What is being asked: Set the listing down again in full, word for word, with the pictures left out.

Dataset excerpt:
----------
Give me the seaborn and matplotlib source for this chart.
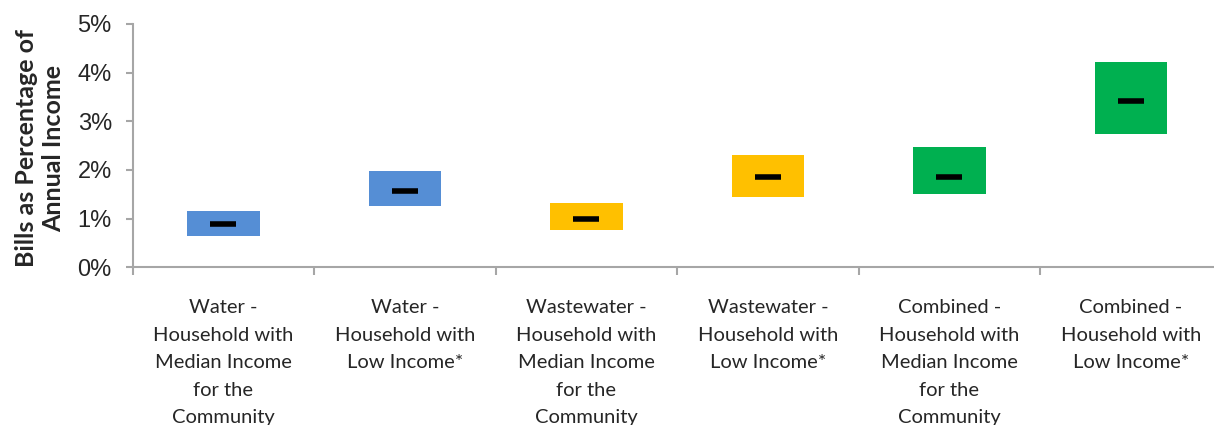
import matplotlib
matplotlib.use("Agg")
import matplotlib.pyplot as plt
from matplotlib.ticker import FuncFormatter, MultipleLocator
import seaborn as sns
import pandas as pd

# Affordability ranges (% of annual income) for each bill / household type
categories = [
    "Water -\nHousehold with\nMedian Income\nfor the\nCommunity",
    "Water -\nHousehold with\nLow Income*",
    "Wastewater -\nHousehold with\nMedian Income\nfor the\nCommunity",
    "Wastewater -\nHousehold with\nLow Income*",
    "Combined -\nHousehold with\nMedian Income\nfor the\nCommunity",
    "Combined -\nHousehold with\nLow Income*",
]
low_pct = [0.64, 1.25, 0.77, 1.44, 1.51, 2.74]
high_pct = [1.16, 1.98, 1.32, 2.31, 2.47, 4.22]
median_pct = [0.88, 1.57, 1.00, 1.86, 1.86, 3.42]
colors = ["#558ED5", "#558ED5", "#FFC000", "#FFC000", "#00B050", "#00B050"]

df = pd.DataFrame({
    "category": categories,
    "low": low_pct,
    "high": high_pct,
    "median": median_pct,
})
df["span"] = df["high"] - df["low"]

sns.set_theme(style="white")
plt.rcParams["font.family"] = ["Liberation Sans", "DejaVu Sans"]

fig = plt.figure(figsize=(12.14, 4.25), dpi=100)
ax = fig.add_axes([0.1093, 0.371, 0.897, 0.573])

# floating bars: each range drawn from its low value up to its high value
for _, row in df.iterrows():
    color = colors[categories.index(row["category"])]
    sns.barplot(x=[row["category"]], y=[row["span"]], order=categories,
                bottom=row["low"], color=color, saturation=1, width=0.4,
                linewidth=0, ax=ax)

sns.scatterplot(data=df, x="category", y="median", marker="_", s=330,
                color="black", linewidth=4, ax=ax, zorder=5)

ax.set_xlim(-0.5, 5.5)
ax.set_ylim(0, 5)
ax.yaxis.set_major_locator(MultipleLocator(1))
ax.yaxis.set_major_formatter(FuncFormatter(lambda v, _: f"{v:.0f}%"))

# Excel-style axis: ticks between categories, labels centred below
ax.set_xticks(range(len(categories)))
ax.set_xticklabels(categories, family="Lato", fontsize=14.5, linespacing=1.75)
ax.set_xticks([i - 0.5 for i in range(len(categories) + 1)], minor=True)
ax.tick_params(axis="x", which="major", length=0, pad=23)
ax.tick_params(axis="x", which="minor", length=6, width=1.5, color="#A6A6A6",
               direction="out", bottom=True)
ax.tick_params(axis="y", length=5, width=1.5, color="#A6A6A6", direction="out",
               left=True, labelsize=17, pad=10)

for side in ("top", "right"):
    ax.spines[side].set_visible(False)
for side in ("left", "bottom"):
    ax.spines[side].set_color("#A6A6A6")
    ax.spines[side].set_linewidth(1.5)

ax.set_xlabel("")
ax.set_ylabel("Bills as Percentage of\nAnnual Income", family="Lato",
              fontweight="bold", fontsize=18, linespacing=1.2)
ax.yaxis.set_label_coords(-0.062, 0.488)

fig.savefig("out.png", dpi=100)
----------
Answer below:
Give me the seaborn and matplotlib source for this chart.
import matplotlib
matplotlib.use("Agg")
import matplotlib.pyplot as plt
from matplotlib.ticker import FuncFormatter, MultipleLocator
import seaborn as sns
import pandas as pd

# Affordability ranges (% of annual income) for each bill / household type
categories = [
    "Water -\nHousehold with\nMedian Income\nfor the\nCommunity",
    "Water -\nHousehold with\nLow Income*",
    "Wastewater -\nHousehold with\nMedian Income\nfor the\nCommunity",
    "Wastewater -\nHousehold with\nLow Income*",
    "Combined -\nHousehold with\nMedian Income\nfor the\nCommunity",
    "Combined -\nHousehold with\nLow Income*",
]
low_pct = [0.64, 1.25, 0.77, 1.44, 1.51, 2.74]
high_pct = [1.16, 1.98, 1.32, 2.31, 2.47, 4.22]
median_pct = [0.88, 1.57, 1.00, 1.86, 1.86, 3.42]
colors = ["#558ED5", "#558ED5", "#FFC000", "#FFC000", "#00B050", "#00B050"]

df = pd.DataFrame({
    "category": categories,
    "low": low_pct,
    "high": high_pct,
    "median": median_pct,
})
df["span"] = df["high"] - df["low"]

sns.set_theme(style="white")
plt.rcParams["font.family"] = ["Liberation Sans", "DejaVu Sans"]

fig = plt.figure(figsize=(12.14, 4.25), dpi=100)
ax = fig.add_axes([0.1093, 0.371, 0.897, 0.573])

# floating bars: each range drawn from its low value up to its high value
for _, row in df.iterrows():
    color = colors[categories.index(row["category"])]
    sns.barplot(x=[row["category"]], y=[row["span"]], order=categories,
                bottom=row["low"], color=color, saturation=1, width=0.4,
                linewidth=0, ax=ax)

sns.scatterplot(data=df, x="category", y="median", marker="_", s=330,
                color="black", linewidth=4, ax=ax, zorder=5)

ax.set_xlim(-0.5, 5.5)
ax.set_ylim(0, 5)
ax.yaxis.set_major_locator(MultipleLocator(1))
ax.yaxis.set_major_formatter(FuncFormatter(lambda v, _: f"{v:.0f}%"))

# Excel-style axis: ticks between categories, labels centred below
ax.set_xticks(range(len(categories)))
ax.set_xticklabels(categories, family="Lato", fontsize=14.5, linespacing=1.75)
ax.set_xticks([i - 0.5 for i in range(len(categories) + 1)], minor=True)
ax.tick_params(axis="x", which="major", length=0, pad=23)
ax.tick_params(axis="x", which="minor", length=6, width=1.5, color="#A6A6A6",
               direction="out", bottom=True)
ax.tick_params(axis="y", length=5, width=1.5, color="#A6A6A6", direction="out",
               left=True, labelsize=17, pad=10)

for side in ("top", "right"):
    ax.spines[side].set_visible(False)
for side in ("left", "bottom"):
    ax.spines[side].set_color("#A6A6A6")
    ax.spines[side].set_linewidth(1.5)

ax.set_xlabel("")
ax.set_ylabel("Bills as Percentage of\nAnnual Income", family="Lato",
              fontweight="bold", fontsize=18, linespacing=1.2)
ax.yaxis.set_label_coords(-0.062, 0.488)

fig.savefig("out.png", dpi=100)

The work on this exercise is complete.